▸ Record extracts
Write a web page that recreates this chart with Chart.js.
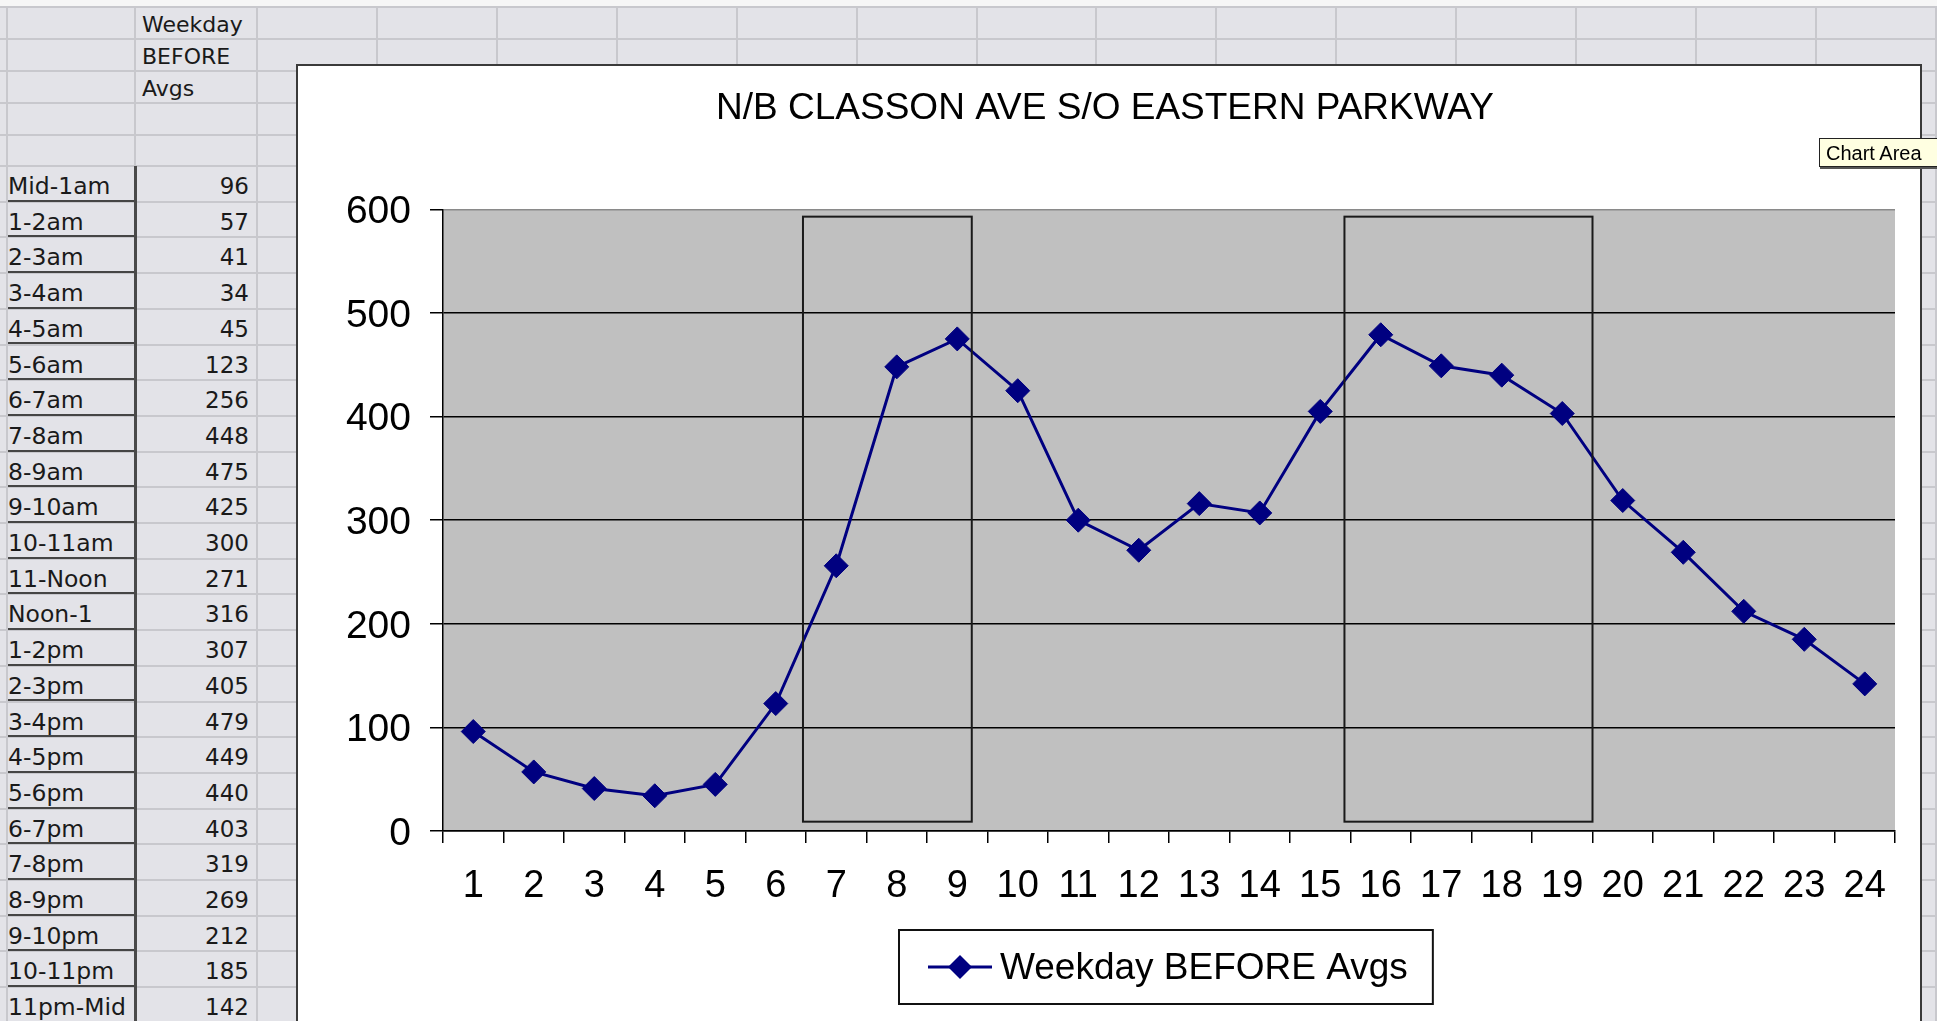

--

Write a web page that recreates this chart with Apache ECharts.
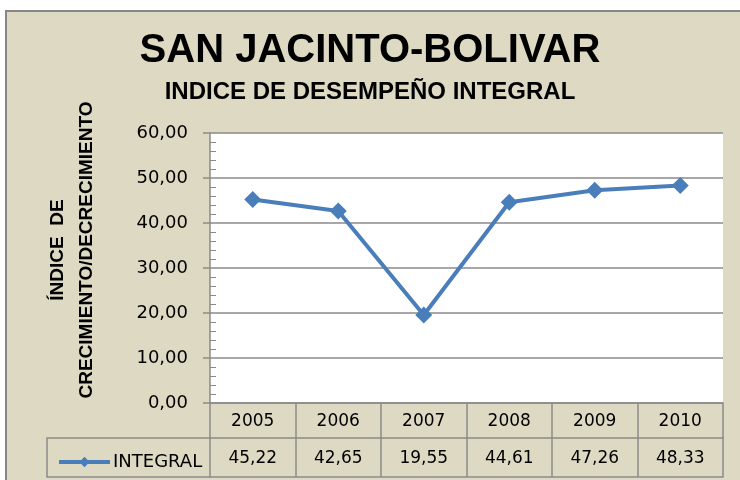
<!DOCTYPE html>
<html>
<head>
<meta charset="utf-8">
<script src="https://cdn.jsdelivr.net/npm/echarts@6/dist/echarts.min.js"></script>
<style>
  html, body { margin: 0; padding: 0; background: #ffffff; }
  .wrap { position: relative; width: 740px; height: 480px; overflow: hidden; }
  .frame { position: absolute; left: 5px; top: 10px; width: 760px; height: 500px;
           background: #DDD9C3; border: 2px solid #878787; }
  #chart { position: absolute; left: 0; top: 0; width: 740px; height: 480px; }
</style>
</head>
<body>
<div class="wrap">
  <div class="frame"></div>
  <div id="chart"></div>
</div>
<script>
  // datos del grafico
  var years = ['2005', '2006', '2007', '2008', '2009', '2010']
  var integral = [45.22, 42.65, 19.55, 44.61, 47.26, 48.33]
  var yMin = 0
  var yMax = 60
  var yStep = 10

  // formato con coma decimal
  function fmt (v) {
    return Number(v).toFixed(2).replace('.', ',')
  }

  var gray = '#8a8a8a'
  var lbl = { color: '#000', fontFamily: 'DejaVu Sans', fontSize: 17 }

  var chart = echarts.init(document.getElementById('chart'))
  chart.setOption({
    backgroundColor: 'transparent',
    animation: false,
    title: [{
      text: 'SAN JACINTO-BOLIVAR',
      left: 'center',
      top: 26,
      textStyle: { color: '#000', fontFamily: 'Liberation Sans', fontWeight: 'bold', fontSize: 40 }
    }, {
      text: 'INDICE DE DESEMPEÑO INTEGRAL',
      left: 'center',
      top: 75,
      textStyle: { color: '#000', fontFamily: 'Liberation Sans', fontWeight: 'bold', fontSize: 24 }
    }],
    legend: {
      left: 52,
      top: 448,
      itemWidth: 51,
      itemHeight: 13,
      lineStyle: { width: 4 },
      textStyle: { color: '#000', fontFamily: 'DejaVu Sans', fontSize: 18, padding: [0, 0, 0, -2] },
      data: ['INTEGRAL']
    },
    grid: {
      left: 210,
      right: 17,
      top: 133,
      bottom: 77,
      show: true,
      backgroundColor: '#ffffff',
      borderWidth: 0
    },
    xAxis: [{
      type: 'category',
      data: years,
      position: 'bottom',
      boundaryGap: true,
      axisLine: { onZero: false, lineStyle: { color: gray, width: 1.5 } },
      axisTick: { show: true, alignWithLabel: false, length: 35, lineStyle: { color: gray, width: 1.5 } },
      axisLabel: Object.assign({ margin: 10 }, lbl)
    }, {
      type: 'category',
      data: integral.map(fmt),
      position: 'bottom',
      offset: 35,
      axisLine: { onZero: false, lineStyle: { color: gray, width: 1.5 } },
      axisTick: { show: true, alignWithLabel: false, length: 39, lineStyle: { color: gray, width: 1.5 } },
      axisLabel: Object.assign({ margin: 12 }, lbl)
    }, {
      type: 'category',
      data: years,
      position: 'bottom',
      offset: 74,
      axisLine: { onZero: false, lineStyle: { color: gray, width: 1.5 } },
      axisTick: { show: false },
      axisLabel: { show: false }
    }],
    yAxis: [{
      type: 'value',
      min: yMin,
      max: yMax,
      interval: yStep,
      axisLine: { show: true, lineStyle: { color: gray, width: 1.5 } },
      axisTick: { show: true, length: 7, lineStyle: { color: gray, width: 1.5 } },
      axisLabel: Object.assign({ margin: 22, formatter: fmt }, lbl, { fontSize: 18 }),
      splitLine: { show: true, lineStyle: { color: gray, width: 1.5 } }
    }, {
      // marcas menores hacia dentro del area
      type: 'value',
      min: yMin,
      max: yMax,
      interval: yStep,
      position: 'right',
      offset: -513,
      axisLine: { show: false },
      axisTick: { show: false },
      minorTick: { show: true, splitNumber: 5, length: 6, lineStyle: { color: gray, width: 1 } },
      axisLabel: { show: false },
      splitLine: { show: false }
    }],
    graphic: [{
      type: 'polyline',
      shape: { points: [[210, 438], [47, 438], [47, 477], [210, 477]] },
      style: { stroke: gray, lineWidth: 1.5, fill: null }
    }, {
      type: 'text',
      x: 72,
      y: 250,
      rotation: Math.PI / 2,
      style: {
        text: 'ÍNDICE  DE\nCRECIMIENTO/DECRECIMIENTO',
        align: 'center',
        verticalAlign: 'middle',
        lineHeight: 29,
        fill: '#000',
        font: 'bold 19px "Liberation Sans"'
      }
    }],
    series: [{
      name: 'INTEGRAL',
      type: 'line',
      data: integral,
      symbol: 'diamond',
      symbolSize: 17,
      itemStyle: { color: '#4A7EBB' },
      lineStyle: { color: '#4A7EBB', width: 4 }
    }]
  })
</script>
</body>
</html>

--

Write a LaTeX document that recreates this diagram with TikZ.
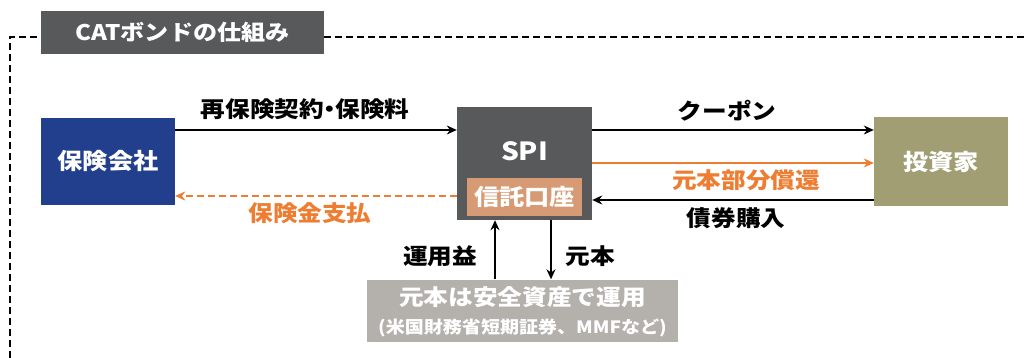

▸ Exercise requirements
Using the listing, copy every line where the word "that" shows up.

▸ Result
Write a web page that recreates this chart with Chart.js.
Write a web page that recreates this chart with Apache ECharts.
Write a LaTeX document that recreates this diagram with TikZ.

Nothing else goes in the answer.